- DATA SEGMENT -
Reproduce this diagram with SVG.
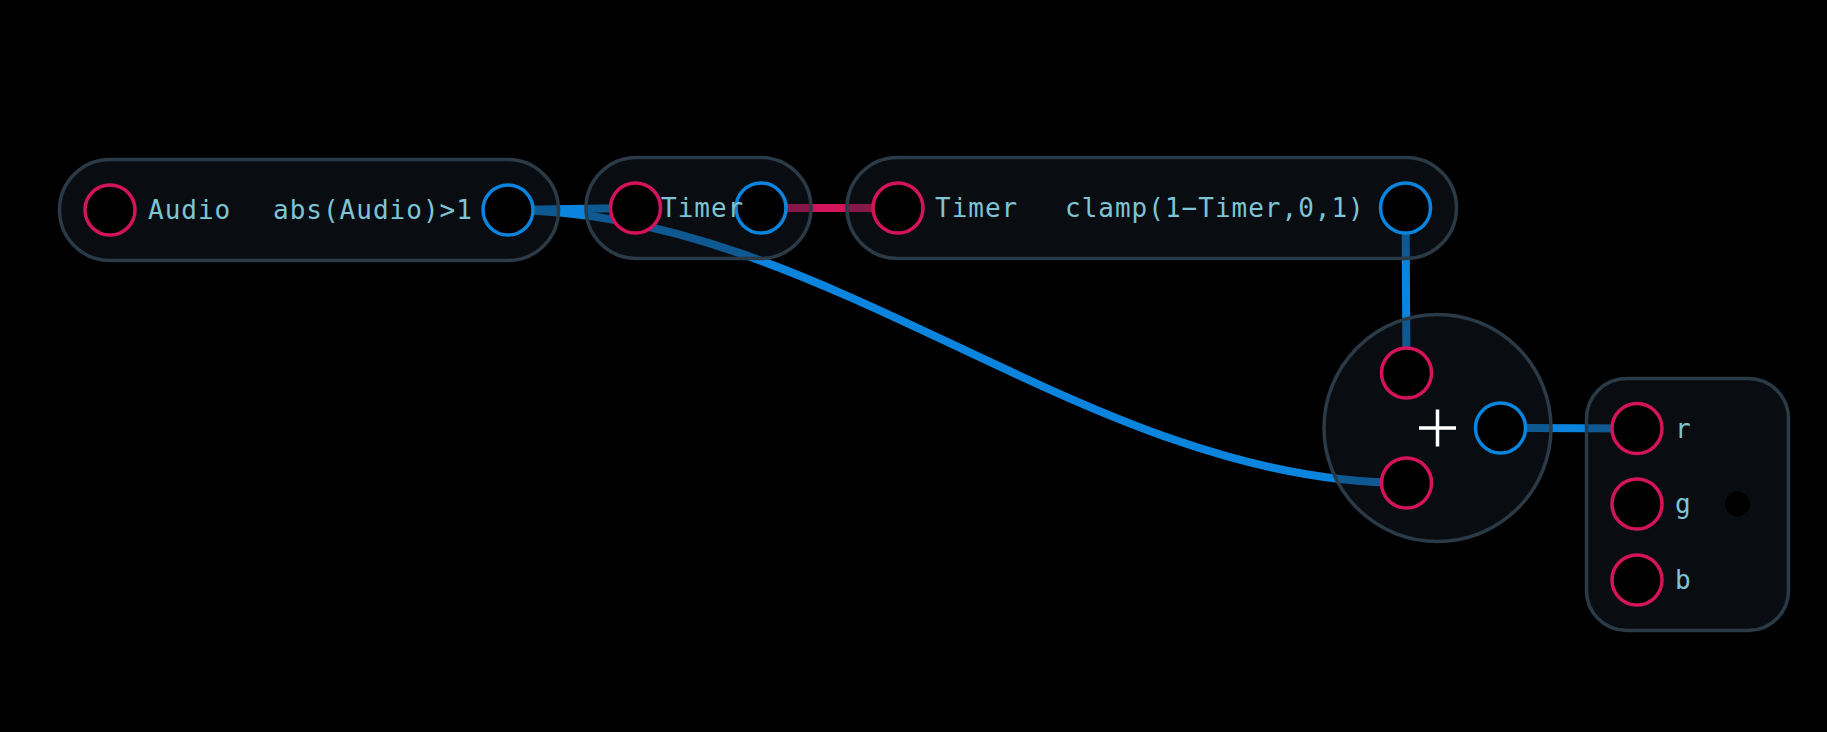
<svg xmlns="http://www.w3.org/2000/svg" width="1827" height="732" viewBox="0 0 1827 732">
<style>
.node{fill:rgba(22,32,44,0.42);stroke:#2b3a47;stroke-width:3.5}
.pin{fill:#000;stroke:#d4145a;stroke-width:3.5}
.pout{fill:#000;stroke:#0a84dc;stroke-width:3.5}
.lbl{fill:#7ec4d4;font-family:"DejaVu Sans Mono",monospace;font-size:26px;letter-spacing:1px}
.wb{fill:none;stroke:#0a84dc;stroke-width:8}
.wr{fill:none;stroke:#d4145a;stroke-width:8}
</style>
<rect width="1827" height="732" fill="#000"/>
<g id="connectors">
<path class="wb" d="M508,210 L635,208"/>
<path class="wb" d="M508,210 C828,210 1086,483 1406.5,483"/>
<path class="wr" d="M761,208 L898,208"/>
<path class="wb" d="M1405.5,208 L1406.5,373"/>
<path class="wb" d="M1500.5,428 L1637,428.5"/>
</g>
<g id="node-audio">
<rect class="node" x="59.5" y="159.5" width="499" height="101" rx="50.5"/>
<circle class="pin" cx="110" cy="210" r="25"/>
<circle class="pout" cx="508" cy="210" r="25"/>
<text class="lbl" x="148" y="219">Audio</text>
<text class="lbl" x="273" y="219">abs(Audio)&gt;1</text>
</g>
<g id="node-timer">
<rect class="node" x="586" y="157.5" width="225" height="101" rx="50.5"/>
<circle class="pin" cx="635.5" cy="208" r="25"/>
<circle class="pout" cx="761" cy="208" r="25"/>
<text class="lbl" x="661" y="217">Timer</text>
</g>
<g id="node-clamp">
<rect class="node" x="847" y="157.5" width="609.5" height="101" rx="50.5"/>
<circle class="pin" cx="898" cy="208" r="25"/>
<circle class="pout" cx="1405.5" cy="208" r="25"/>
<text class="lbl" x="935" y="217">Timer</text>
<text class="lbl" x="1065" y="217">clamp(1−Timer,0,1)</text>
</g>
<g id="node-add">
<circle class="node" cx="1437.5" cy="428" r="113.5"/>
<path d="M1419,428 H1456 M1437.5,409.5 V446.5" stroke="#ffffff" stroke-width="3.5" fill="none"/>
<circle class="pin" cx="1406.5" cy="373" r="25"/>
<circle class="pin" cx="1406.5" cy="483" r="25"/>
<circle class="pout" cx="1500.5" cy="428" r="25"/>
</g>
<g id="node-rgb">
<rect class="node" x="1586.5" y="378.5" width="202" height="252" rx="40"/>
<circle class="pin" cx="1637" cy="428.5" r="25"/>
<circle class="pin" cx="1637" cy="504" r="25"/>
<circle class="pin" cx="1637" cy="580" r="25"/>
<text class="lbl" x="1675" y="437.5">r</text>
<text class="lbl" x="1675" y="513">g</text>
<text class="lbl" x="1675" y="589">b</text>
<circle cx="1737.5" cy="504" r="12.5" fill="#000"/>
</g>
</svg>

- WORK REQUIRED -
Transcribe the material exactly, and leave out whatever pictures it holds.

- WRITTEN SOLUTION -
Reproduce this diagram with SVG.
<svg xmlns="http://www.w3.org/2000/svg" width="1827" height="732" viewBox="0 0 1827 732">
<style>
.node{fill:rgba(22,32,44,0.42);stroke:#2b3a47;stroke-width:3.5}
.pin{fill:#000;stroke:#d4145a;stroke-width:3.5}
.pout{fill:#000;stroke:#0a84dc;stroke-width:3.5}
.lbl{fill:#7ec4d4;font-family:"DejaVu Sans Mono",monospace;font-size:26px;letter-spacing:1px}
.wb{fill:none;stroke:#0a84dc;stroke-width:8}
.wr{fill:none;stroke:#d4145a;stroke-width:8}
</style>
<rect width="1827" height="732" fill="#000"/>
<g id="connectors">
<path class="wb" d="M508,210 L635,208"/>
<path class="wb" d="M508,210 C828,210 1086,483 1406.5,483"/>
<path class="wr" d="M761,208 L898,208"/>
<path class="wb" d="M1405.5,208 L1406.5,373"/>
<path class="wb" d="M1500.5,428 L1637,428.5"/>
</g>
<g id="node-audio">
<rect class="node" x="59.5" y="159.5" width="499" height="101" rx="50.5"/>
<circle class="pin" cx="110" cy="210" r="25"/>
<circle class="pout" cx="508" cy="210" r="25"/>
<text class="lbl" x="148" y="219">Audio</text>
<text class="lbl" x="273" y="219">abs(Audio)&gt;1</text>
</g>
<g id="node-timer">
<rect class="node" x="586" y="157.5" width="225" height="101" rx="50.5"/>
<circle class="pin" cx="635.5" cy="208" r="25"/>
<circle class="pout" cx="761" cy="208" r="25"/>
<text class="lbl" x="661" y="217">Timer</text>
</g>
<g id="node-clamp">
<rect class="node" x="847" y="157.5" width="609.5" height="101" rx="50.5"/>
<circle class="pin" cx="898" cy="208" r="25"/>
<circle class="pout" cx="1405.5" cy="208" r="25"/>
<text class="lbl" x="935" y="217">Timer</text>
<text class="lbl" x="1065" y="217">clamp(1−Timer,0,1)</text>
</g>
<g id="node-add">
<circle class="node" cx="1437.5" cy="428" r="113.5"/>
<path d="M1419,428 H1456 M1437.5,409.5 V446.5" stroke="#ffffff" stroke-width="3.5" fill="none"/>
<circle class="pin" cx="1406.5" cy="373" r="25"/>
<circle class="pin" cx="1406.5" cy="483" r="25"/>
<circle class="pout" cx="1500.5" cy="428" r="25"/>
</g>
<g id="node-rgb">
<rect class="node" x="1586.5" y="378.5" width="202" height="252" rx="40"/>
<circle class="pin" cx="1637" cy="428.5" r="25"/>
<circle class="pin" cx="1637" cy="504" r="25"/>
<circle class="pin" cx="1637" cy="580" r="25"/>
<text class="lbl" x="1675" y="437.5">r</text>
<text class="lbl" x="1675" y="513">g</text>
<text class="lbl" x="1675" y="589">b</text>
<circle cx="1737.5" cy="504" r="12.5" fill="#000"/>
</g>
</svg>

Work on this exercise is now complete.